Wisconsin's Barron County, where Leonard Miller set his trap, has seen a rapid rise in burglaries. Crow Wing followed a similar pattern through the late '80s and mid-'90s. Then, in 1997, the county started a two-person investigative unit focusing exclusively on property crime.
Gottsch: These officers on the prop crimes task force, they don't get child neglect, they don't get child-abuse cases. Often they don't even take the initial calls on burglary. We want them to dedicate their time to follow an investigation.
The results: a higher arrest rate, and a 20 percent decline in reported burglaries.

Also claiming responsibility for these numbers is the home-security industry. Open the Brainerd Yellow Pages and you'll find no fewer than nine companies. At one of them, Total Security, president Doug Button demonstrates a system that'll sound an alarm, then call local authorities automatically.
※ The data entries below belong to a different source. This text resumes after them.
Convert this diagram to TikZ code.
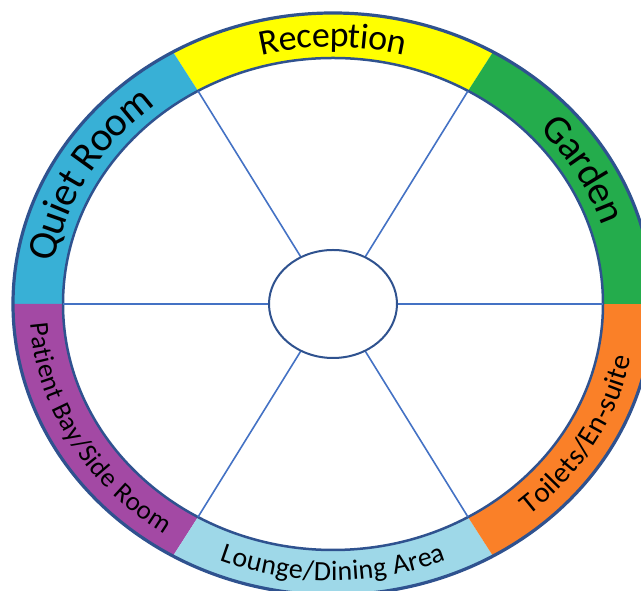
\documentclass[tikz,border=0pt]{standalone}
\usepackage{fontspec}
\setmainfont{Carlito}
\usetikzlibrary{calc,decorations.text,shapes.geometric}

\definecolor{quietblue}{RGB}{56,176,214}
\definecolor{recyellow}{RGB}{255,255,0}
\definecolor{gardengreen}{RGB}{36,172,76}
\definecolor{toiletorange}{RGB}{250,128,40}
\definecolor{loungeblue}{RGB}{158,216,232}
\definecolor{patientpurple}{RGB}{163,73,164}
\definecolor{rimblue}{RGB}{47,82,143}
\definecolor{spokeblue}{RGB}{68,114,196}

% ring geometry (pt)
\def\outerx{320}\def\outery{291}
\def\innerx{270}\def\innery{246}
\def\midx{295}\def\midy{268}

% one coloured sector of the ring, between two parametric angles
\newcommand\ringsector[3]{%
  \fill[#1] ($(C)+({\outerx*cos(#2)},{\outery*sin(#2)})$)
    arc[start angle=#2,end angle=#3,x radius=\outerx,y radius=\outery]
    -- ($(C)+({\innerx*cos(#3)},{\innery*sin(#3)})$)
    arc[start angle=#3,end angle=#2,x radius=\innerx,y radius=\innery]
    -- cycle;}

% a label that follows the middle of the ring
% #1 start angle, #2 end angle, #3 font size, #4 raise, #5 text
\newcommand\ringlabel[5]{%
  \path[decorate,decoration={text along path,text align=center,raise=#4,
      text={|\fontsize{#3}{#3}\selectfont|#5}}]
    ($(C)+({\midx*cos(#1)},{\midy*sin(#1)})$)
    arc[start angle=#1,end angle=#2,x radius=\midx,y radius=\midy];}

\tikzset{
  spoke/.style={draw=spokeblue,line width=1.6pt},
  rim/.style={draw=rimblue,line width=3.2pt},
  innerrim/.style={draw=rimblue,line width=2.5pt},
  hubstyle/.style={draw=rimblue,line width=2pt,fill=white,ellipse,
    minimum width=128pt,minimum height=108pt,inner sep=0pt},
}

\begin{document}
\begin{tikzpicture}[x=1pt,y=1pt]
\useasboundingbox (0,0) rectangle (641,591);
\coordinate (C) at (333,287);

% coloured sectors
\ringsector{recyellow}{60}{120}
\ringsector{quietblue}{120}{180}
\ringsector{patientpurple}{180}{240}
\ringsector{loungeblue}{240}{300}
\ringsector{toiletorange}{300}{360}
\ringsector{gardengreen}{0}{60}

% ring outlines
\draw[rim] (C) ellipse[x radius=\outerx,y radius=\outery];
\draw[innerrim] (C) ellipse[x radius=\innerx,y radius=\innery];

% spokes from the hub to the ring
\foreach \a in {0,60,120,180,240,300}{
  \coordinate (h\a) at ($(C)+({64*cos(\a)},{54*sin(\a)})$);
  \coordinate (r\a) at ($(C)+({\innerx*cos(\a)},{\innery*sin(\a)})$);
  \draw[spoke] (h\a) -- (r\a);
}

% hub
\node[hubstyle] (hub) at (C) {};

% labels
\ringlabel{120}{60}{36}{-11pt}{Reception}
\ringlabel{180}{120}{41}{-12.5pt}{Quiet Room}
\ringlabel{60}{0}{40}{-12.5pt}{Garden}
\ringlabel{180}{240}{27}{-8.5pt}{Patient Bay/Side Room}
\ringlabel{240}{300}{28}{-8.5pt}{Lounge/Dining Area}
\ringlabel{300}{360}{29}{-9pt}{Toilets/En-suite}
\end{tikzpicture}
\end{document}
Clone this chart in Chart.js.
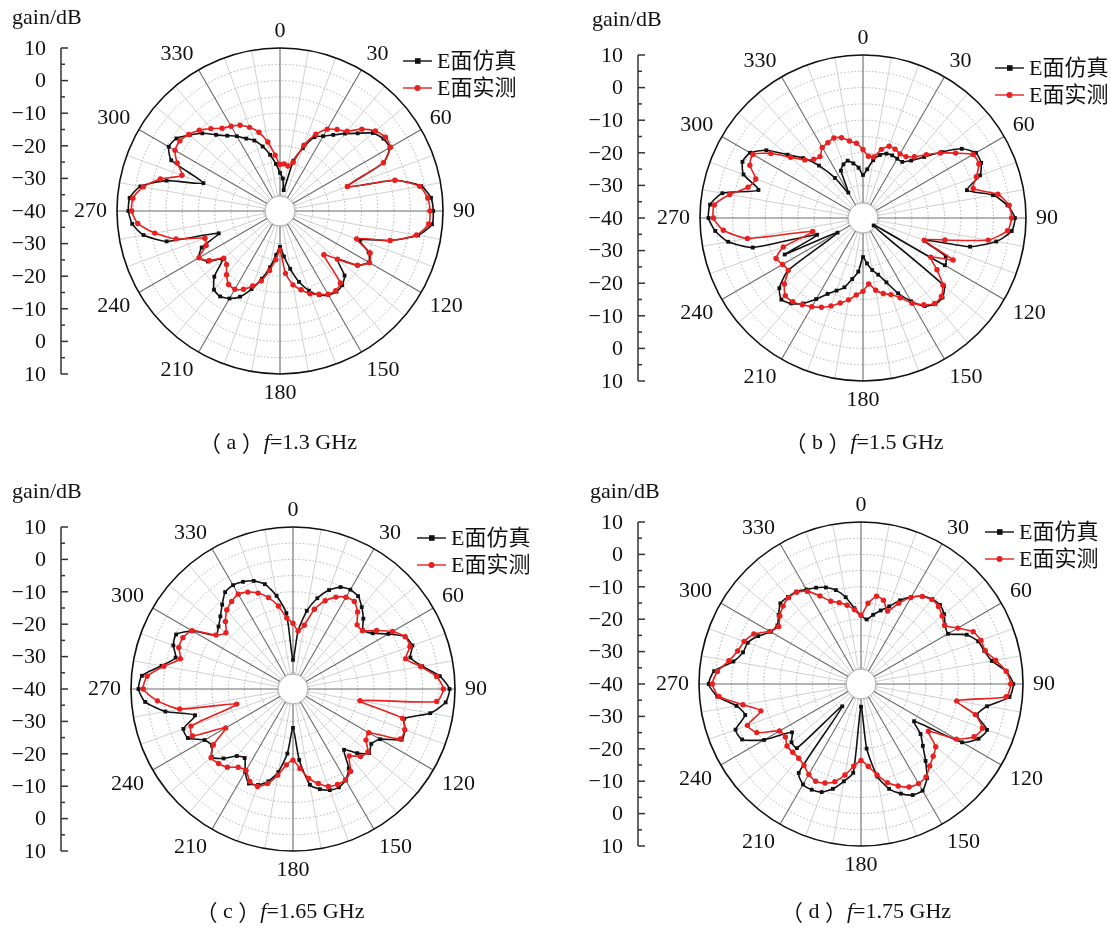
<!DOCTYPE html>
<html>
<head>
<meta charset="utf-8">
<script src="https://cdn.jsdelivr.net/npm/chart.js@4.4.1/dist/chart.umd.min.js"></script>
<style>
html,body{margin:0;padding:0;background:#fff;}
#wrap{position:relative;width:1111px;height:929px;overflow:hidden;background:#fff;}
canvas{position:absolute;}
</style>
</head>
<body>
<div id="wrap">
<canvas id="cA" width="555" height="464" style="left:0;top:0"></canvas>
<canvas id="cB" width="555" height="464" style="left:556px;top:0"></canvas>
<canvas id="cC" width="555" height="464" style="left:0;top:465px"></canvas>
<canvas id="cD" width="555" height="464" style="left:556px;top:465px"></canvas>
</div>
<script>
// ---------- categories: azimuth angle (deg), 5-degree steps ----------
const ANGLES = Array.from({length: 72}, (_, i) => i * 5);
const ANGLE_LABELS = [0, 30, 60, 90, 120, 150, 180, 210, 240, 270, 300, 330];
// left gain axis (top -> centre -> bottom)
const GAIN_TICKS = [10, 0, -10, -20, -30, -40, -30, -20, -10, 0, 10];
const GAIN_MINOR = [5, -5, -15, -25, -35];
const R_MIN = -40, R_MAX = 10, R_STEP = 5;
const HOLE_VALUE = -35.4;
const SERIES_NAMES = ['E面仿真', 'E面实测'];
const FREQS = ['1.3', '1.5', '1.65', '1.75'];
const LETTERS = ['a', 'b', 'c', 'd'];

// ---------- (a) f = 1.3 GHz ----------
const SIM_13 = [-28.3,-30,-33.5,-24,-19.5,-15,-13.5,-11.5,-9,-6.3,-2.8,-1.3,
  -1.2,-5,-18,-3.5,4,6.5,7,6.8,3,-5,-14,-10,
  -8.5,-11,-17,-12,-10.3,-9.8,-10.3,-11.5,-14,-17.5,-22,-26,
  -29,-26.5,-22.5,-18.5,-14.5,-11,-9,-8,-8.5,-11.5,-17,-13,
  -11.3,-13.5,-20,-4,2.5,5.5,6.5,6.3,3.5,-4,-15,-3.2,
  -0.6,-1.2,-3.8,-6.3,-9.5,-11.8,-13.5,-15.5,-17,-19.5,-22.5,-25.5];
const MEAS_13 = [-25.7,-25.5,-26,-24.5,-18.5,-14,-11,-9.5,-8,-4.5,-1.8,-0.5,
  -0.9,-5,-18,-3.5,3.5,5.5,6,5.8,2.5,-5,-15,-9.5,
  -8.3,-11,-17,-21,-11.2,-10.2,-10.5,-11.8,-13,-15,-17,-20.8,
  -28,-25,-21.5,-17.8,-15.5,-13.5,-12.3,-12.5,-14.5,-16.8,-17.5,-13.5,
  -11.3,-15,-15.5,-7,-1,3.8,5.5,5.3,2.6,-2,-8,-5.2,
  -2.8,-2.5,-3.5,-5,-7,-9,-10,-11,-12.7,-15,-18.5,-22.8];

// ---------- (b) f = 1.5 GHz ----------
const SIM_15 = [-26.8,-25,-22,-20,-19,-18.8,-19,-19,-17,-13.5,-8.5,-3,
  0,0,-1.8,-7,0.5,4.5,6.6,5.8,1.5,-6,-20,-12,
  -11,-36,-7.6,-5.5,-5.5,-7,-10.5,-14.5,-19,-22,-23.8,-26,
  -28,-23.5,-21,-18,-16.3,-14.3,-11.3,-8,-5.8,-4.6,-6.5,-12,
  -31,-13.5,-25,-5,2,5.5,7.4,7.1,3.8,-6.8,-1,0.8,
  0,-3.8,-9.8,-14,-19,-25,-31,-24,-22.5,-21.8,-23,-24.5];
const MEAS_15 = [-19,-21,-21,-18.2,-16.6,-16.7,-17.3,-17,-15.5,-12.5,-9,-5.3,
  -1,-0.8,-3,-5,2,5,5.6,4.5,-1,-14,-20,-9.5,
  -16,-12.3,-8,-6,-5.8,-7.5,-9.8,-13,-15,-16,-17.5,-19.7,
  -17.5,-16.3,-14.5,-13,-11.3,-9.8,-8.6,-7.5,-6.5,-6.3,-8.5,-12,
  -11.5,-10.6,-14,-24,-4,3,5.9,5.8,1.5,-3.5,-5,-1.7,
  -1,-5.5,-11,-14.8,-16.5,-17,-15,-14.5,-13.9,-14.5,-16,-17];

// ---------- (c) f = 1.65 GHz ----------
const SIM_165 = [-31,-22,-15.5,-11,-7.5,-5.3,-4.6,-5,-7,-9.3,-11.8,-10,
  -6,-1.8,-0.8,-2.5,0.5,5.5,8.3,7.3,3,-4.5,-3.2,-3,
  -9,-10.5,-9.3,-12,-15.5,-10,-7.5,-6.5,-6.8,-8,-10,-18,
  -28,-20,-14,-10.5,-8.5,-7.8,-10.5,-14,-13,-9.7,-7.3,-9.5,
  -8.5,-4.2,-4,-8.7,0,5.8,7.7,6.8,1.2,-2.5,-0.7,-0.2,
  -4.2,-11,-10,-8.3,-6,-3.5,-3,-3.5,-4.5,-6.5,-10.8,-16.5];
const MEAS_165 = [-19.7,-22,-20,-14.5,-11,-8.7,-7.3,-7,-9,-12,-12,-8.5,
  -4.5,-1.8,-1.6,-4,0,4.5,6.4,4.5,-19,-5,-3.3,-3.5,
  -13,-12.5,-9.8,-10.5,-13,-9,-7.6,-7.5,-8,-9.8,-12,-15.4,
  -18,-16.5,-13,-9.8,-8,-8.5,-11,-10.5,-8.5,-7.5,-7,-10,
  -16,-5.8,-6.5,-22,-4.5,2,6.2,5.2,0.5,-4,-2.5,-2.5,
  -4,-11,-13,-10.5,-8.2,-7,-6.2,-7,-8.5,-10.8,-14,-18];

// ---------- (d) f = 1.75 GHz ----------
const SIM_175 = [-18.8,-20,-18.3,-16.5,-14.5,-11.5,-9,-7,-5.8,-5.5,-6.5,-8.3,
  -9,-4,-1.5,-0.6,1,5,7,6,-0.5,-3,1.4,0,
  -4,-20,-16,-13,-9,-4.5,-2,-2.2,-4,-6.5,-11,-20,
  -33,-12.5,-9.5,-6.5,-4.5,-4,-4.2,-6.5,-31,-12,-12,-14,
  -5.5,0.5,1.2,-3,-1,4.5,7,5.5,0,-2.3,-2.8,-5,
  -7.8,-8.5,-6.8,-4.8,-4.9,-5.2,-6.3,-7.2,-8.3,-10,-12.8,-16.5];
const MEAS_175 = [-18.8,-15,-12.5,-13.2,-16,-12.5,-9.2,-7,-6,-6.2,-7.3,-8.5,
  -5.5,-1.8,-0.6,-0.3,2.2,5,6.2,5,-10,-3.5,-0.1,-1.5,
  -6,-14.6,-9.9,-8.5,-7,-5,-4.5,-4.9,-6.5,-8.5,-11.5,-14.5,
  -16.4,-14.5,-11.5,-8.8,-7.5,-6.9,-7.8,-9.3,-10.1,-10.2,-10.2,-11.5,
  -11,-4.5,-2.7,-8,-3,4,5.9,4.5,1.4,-0.6,-1.6,-3.5,
  -7.5,-9,-7.3,-6,-5.2,-5.4,-7,-10,-12.8,-14,-15.3,-17];

const SIM = [SIM_13, SIM_15, SIM_165, SIM_175];
const MEAS = [MEAS_13, MEAS_15, MEAS_165, MEAS_175];

// ---------- layout of the four panels (canvas-relative) ----------
const PANELS = [
  {id:'cA', pad:{left:117,top:48,right:112,bottom:90}, axisX:61, title:{x:12,y:18},
   legend:{x:403,y:61}, caption:{x:278,y:443}},
  {id:'cB', pad:{left:144,top:55,right:85,bottom:83}, axisX:82, title:{x:36,y:20},
   legend:{x:439,y:68}, caption:{x:308,y:443}},
  {id:'cC', pad:{left:131,top:62,right:100,bottom:78}, axisX:61, title:{x:12,y:27},
   legend:{x:417,y:73}, caption:{x:280,y:447}},
  {id:'cD', pad:{left:143,top:57,right:88,bottom:83}, axisX:82, title:{x:34,y:27},
   legend:{x:429,y:67}, caption:{x:310,y:447}}
];

const SERIF = "'Liberation Serif','Times New Roman','Noto Sans CJK SC',serif";
const FS = 22;
const BLACK = '#111111', RED = '#e8201f';

function fmt(v){ return v < 0 ? '\u2212' + Math.abs(v) : String(v); }

const decor = {
  id: 'decor',
  beforeDatasetsDraw(chart, args, o) {
    const s = chart.scales.r, ctx = chart.ctx;
    const cx = s.xCenter, cy = s.yCenter, R = s.drawingArea;
    ctx.save();
    ctx.beginPath(); ctx.arc(cx, cy, R, 0, Math.PI * 2);
    ctx.strokeStyle = '#111'; ctx.lineWidth = 1.6; ctx.stroke();
    const hr = s.getDistanceFromCenterForValue(HOLE_VALUE);
    ctx.beginPath(); ctx.arc(cx, cy, hr, 0, Math.PI * 2);
    ctx.fillStyle = '#fff'; ctx.fill();
    ctx.strokeStyle = '#9a9a9a'; ctx.lineWidth = 0.8; ctx.stroke();
    ctx.restore();
  },
  afterDraw(chart, args, o) {
    const s = chart.scales.r, ctx = chart.ctx;
    const cx = s.xCenter, cy = s.yCenter, R = s.drawingArea;
    ctx.save();
    ctx.fillStyle = '#111';
    ctx.font = FS + 'px ' + SERIF;
    // angle labels
    ANGLE_LABELS.forEach(a => {
      const p = s.getPointPosition(a / 5, R + 10);
      if (a === 0 || a === 180) ctx.textAlign = 'center';
      else if (a < 180) ctx.textAlign = 'left';
      else ctx.textAlign = 'right';
      if (a === 90 || a === 270) ctx.textBaseline = 'middle';
      else if (a < 90 || a > 270) ctx.textBaseline = 'alphabetic';
      else ctx.textBaseline = 'top';
      const dy = (ctx.textBaseline === 'top') ? -2 : (ctx.textBaseline === 'alphabetic' ? -1 : 0);
      ctx.fillText(String(a), p.x, p.y + dy);
    });
    // left gain axis
    const ax = o.axisX;
    ctx.strokeStyle = '#333'; ctx.lineWidth = 1.5;
    ctx.beginPath(); ctx.moveTo(ax, cy - R); ctx.lineTo(ax, cy + R); ctx.stroke();
    ctx.textAlign = 'right'; ctx.textBaseline = 'middle';
    GAIN_TICKS.forEach((v, i) => {
      const d = s.getDistanceFromCenterForValue(v);
      const y = i < 5 ? cy - d : (i === 5 ? cy : cy + d);
      ctx.beginPath(); ctx.moveTo(ax, y); ctx.lineTo(ax + 7, y); ctx.stroke();
      ctx.fillText(fmt(v), ax - 15, y + 1);
    });
    GAIN_MINOR.forEach(v => {
      const d = s.getDistanceFromCenterForValue(v);
      [cy - d, cy + d].forEach(y => {
        ctx.beginPath(); ctx.moveTo(ax, y); ctx.lineTo(ax + 4, y); ctx.stroke();
      });
    });
    ctx.textAlign = 'left';
    ctx.fillText('gain/dB', o.title.x, o.title.y);
    // legend
    const L = o.legend;
    chart.data.datasets.forEach((ds, k) => {
      const y = L.y + k * 27;
      ctx.strokeStyle = ds.borderColor; ctx.lineWidth = 1.4;
      ctx.beginPath(); ctx.moveTo(L.x, y); ctx.lineTo(L.x + 29, y); ctx.stroke();
      ctx.fillStyle = ds.borderColor;
      if (ds.pointStyle === 'rect') ctx.fillRect(L.x + 12, y - 2.8, 5.6, 5.6);
      else { ctx.beginPath(); ctx.arc(L.x + 14.5, y, 3, 0, Math.PI * 2); ctx.fill(); }
      ctx.fillStyle = '#111';
      ctx.textBaseline = 'middle';
      ctx.fillText(ds.label, L.x + 34, y + 1);
    });
    // caption
    const C = o.caption;
    const parts = [
      {t: '（', f: FS + "px 'Noto Sans CJK SC',sans-serif"},
      {t: ' ' + o.letter + ' ', f: FS + 'px ' + SERIF},
      {t: '）', f: FS + "px 'Noto Sans CJK SC',sans-serif"},
      {t: 'f', f: 'italic ' + FS + 'px ' + SERIF},
      {t: '=' + o.freq + ' GHz', f: FS + 'px ' + SERIF}
    ];
    let w = 0;
    parts.forEach(p => { ctx.font = p.f; p.w = ctx.measureText(p.t).width; w += p.w; });
    let x = C.x - w / 2;
    ctx.textAlign = 'left'; ctx.textBaseline = 'middle';
    parts.forEach(p => { ctx.font = p.f; ctx.fillText(p.t, x, C.y); x += p.w; });
    ctx.restore();
  }
};

PANELS.forEach((P, k) => {
  new Chart(document.getElementById(P.id), {
    type: 'radar',
    data: {
      labels: ANGLES.map(String),
      datasets: [
        {label: SERIES_NAMES[0], data: SIM[k], borderColor: BLACK, backgroundColor: BLACK,
         pointStyle: 'rect', pointRadius: 2.7, pointBorderWidth: 0, borderWidth: 1.6,
         fill: false, tension: 0.2, order: 2},
        {label: SERIES_NAMES[1], data: MEAS[k], borderColor: RED, backgroundColor: RED,
         pointStyle: 'circle', pointRadius: 2.7, pointBorderWidth: 0, borderWidth: 1.6,
         fill: false, tension: 0.2, order: 1}
      ]
    },
    options: {
      responsive: false, animation: false, devicePixelRatio: 1, events: [],
      layout: {padding: P.pad},
      plugins: {
        legend: {display: false}, tooltip: {enabled: false},
        decor: {axisX: P.axisX, title: P.title, legend: P.legend, caption: P.caption,
                letter: LETTERS[k], freq: FREQS[k]}
      },
      scales: {
        r: {
          min: R_MIN, max: R_MAX,
          ticks: {display: false, stepSize: R_STEP},
          pointLabels: {display: false},
          grid: {circular: true, color: '#a9a9a9', lineWidth: 0.9},
          border: {dash: [1.5, 2]},
          angleLines: {
            color: c => (c.index % 6 === 0 ? '#6a6a6a' : '#c4c4c4'),
            lineWidth: c => (c.index % 6 === 0 ? 1.1 : (c.index % 2 === 0 ? 0.8 : 0))
          }
        }
      }
    },
    plugins: [decor]
  });
});
</script>
</body>
</html>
The system purchase and installation costs several thousand dollars, plus a monthly monitoring fee. Pay more and it'll also turn on your furnace, lights, raise or lower your window shades, take phone messages and start the music on your stereo. Button says the only problem is, these alarms are triggered by movement. And not every movement is a burglar.
Button: Even natural things, a curtain blowing from a furnace duct, it could be an animal -- rodents, even a little spider making a web in front of a motion detector, if he crawls across the lens that'll set it off.
In the summer, Crow Wing County deputies respond to three or four false alarms a day, sometimes driving 20 minutes each way. Button says the systems are improving as quickly as technology allows. That's not fast enough for the Crow Wing County Board, which recently instituted a penalty. Alarm owners get one freebie; after that, it's a $100 fine per false alarm.